When Henry Paulson publishes his long-awaited memoirs, the one section that will be of most interest to readers, will be the former Goldmanite and Secretary of the Treasury's recollection of what, in his opinion, was the most unpredictable and dire consequence of letting Lehman fail (letting his former employer become the number one undisputed Fixed Income trading entity in the world was quite predictable... plus we doubt it will be a major topic of discussion in Hank's book). We would venture to guess that the Reserve money market fund breaking the buck will be at the very top of the list, as the ensuing "run on the electronic bank" was precisely the 21st century equivalent of what happened to banks in physical form, during the early days of the Geat Depression. Had the lack of confidence in the system persisted for a few more hours, the entire financial world would have likely collapsed, as was so vividly recalled by Rep. Paul Kanjorski, once a barrage of electronic cash withdrawal requests depleted this primary spoke of the entire shadow economy. Ironically, money market funds are supposed to be the stalwart of safety and security among the plethora of global investment alternatives: one need only to look at their returns to see what the presumed composition of their investments is. A case in point, Fidelity's $137 billion Cash Reserves fund has a return of 0.61% YTD, truly nothing to write home about, and a return that would have been easily beaten putting one's money in Treasury Bonds. This is not surprising, as the primary purpose of money markets is to provide virtually instantaneous access to a portfolio of practically risk-free investment alternatives: a typical investor in a money market seeks minute investment risk, no volatility, and instantaneous liquidity, or redeemability. These are the three pillars upon which the entire $3.3 trillion money market industry is based.

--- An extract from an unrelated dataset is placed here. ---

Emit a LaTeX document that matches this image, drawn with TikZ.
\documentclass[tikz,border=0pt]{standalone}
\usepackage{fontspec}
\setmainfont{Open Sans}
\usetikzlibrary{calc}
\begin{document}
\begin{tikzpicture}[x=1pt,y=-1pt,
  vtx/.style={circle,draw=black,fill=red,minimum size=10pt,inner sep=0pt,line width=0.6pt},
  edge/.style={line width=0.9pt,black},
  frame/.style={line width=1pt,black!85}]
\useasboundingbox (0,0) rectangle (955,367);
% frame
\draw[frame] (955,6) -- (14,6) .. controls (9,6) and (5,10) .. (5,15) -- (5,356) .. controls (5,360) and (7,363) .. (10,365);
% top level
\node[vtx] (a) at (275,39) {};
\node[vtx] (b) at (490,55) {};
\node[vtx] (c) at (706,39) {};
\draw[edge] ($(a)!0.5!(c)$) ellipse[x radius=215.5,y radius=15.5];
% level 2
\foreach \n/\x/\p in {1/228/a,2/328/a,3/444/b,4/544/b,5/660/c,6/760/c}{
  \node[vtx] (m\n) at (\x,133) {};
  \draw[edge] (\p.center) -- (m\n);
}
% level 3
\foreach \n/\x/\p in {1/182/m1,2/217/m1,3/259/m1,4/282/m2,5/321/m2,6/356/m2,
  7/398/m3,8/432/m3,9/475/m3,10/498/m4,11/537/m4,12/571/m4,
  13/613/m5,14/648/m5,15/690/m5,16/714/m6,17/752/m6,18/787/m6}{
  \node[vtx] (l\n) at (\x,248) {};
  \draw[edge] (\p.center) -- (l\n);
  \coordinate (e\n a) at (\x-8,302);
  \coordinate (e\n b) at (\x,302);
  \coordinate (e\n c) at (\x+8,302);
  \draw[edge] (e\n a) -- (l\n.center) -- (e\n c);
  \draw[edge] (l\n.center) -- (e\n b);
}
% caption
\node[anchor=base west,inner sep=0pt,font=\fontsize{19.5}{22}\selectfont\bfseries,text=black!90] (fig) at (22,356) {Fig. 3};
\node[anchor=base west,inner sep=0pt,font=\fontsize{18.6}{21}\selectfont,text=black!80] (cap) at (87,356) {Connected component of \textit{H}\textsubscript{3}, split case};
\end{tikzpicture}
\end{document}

Yet new regulations proposed by the administration, and specifically by the ever-incompetent Securities and Exchange Commission, seek to pull one of these three core pillars from the foundation of the entire money market industry, by changing the primary assumptions of the key Money Market Rule 2a-7. A key proposal in the overhaul of money market regulation suggests that money market fund managers will have the option to "suspend redemptions to allow for the orderly liquidation of fund assets." You read that right: this does not refer to the charter of procyclical, leveraged, risk-ridden, transsexual (allegedly) portfolio manager-infested hedge funds like SAC, Citadel, Glenview or even Bridgewater (which in light of ADIA's latest batch of problems, may well be wishing this was in fact the case), but the heart of heretofore assumed safest and most liquid of investment options: Money Market funds, which account for nearly 40% of all investment company assets. The next time there is a market crash, and you try to withdraw what you thought was "absolutely" safe money, a back office person will get back to you saying, "Sorry - your money is now frozen. Bank runs have become illegal." This is precisely the regulation now proposed by the administration. In essence, the entire US capital market is now a hedge fund, where even presumably the safest investment tranche can be locked out from within your control when the ubiquitous "extraordinary circumstances" arise. The second the game of constant offer-lifting ends, and money markets are exposed for the ponzi investment proxies they are, courtesy of their massive holdings of Treasury Bills, Reverse Repos, Commercial Paper, Agency Paper, CD, finance company MTNs and, of course, other money markets, and you decide to take your money out, well - sorry, you are out of luck. It's the law.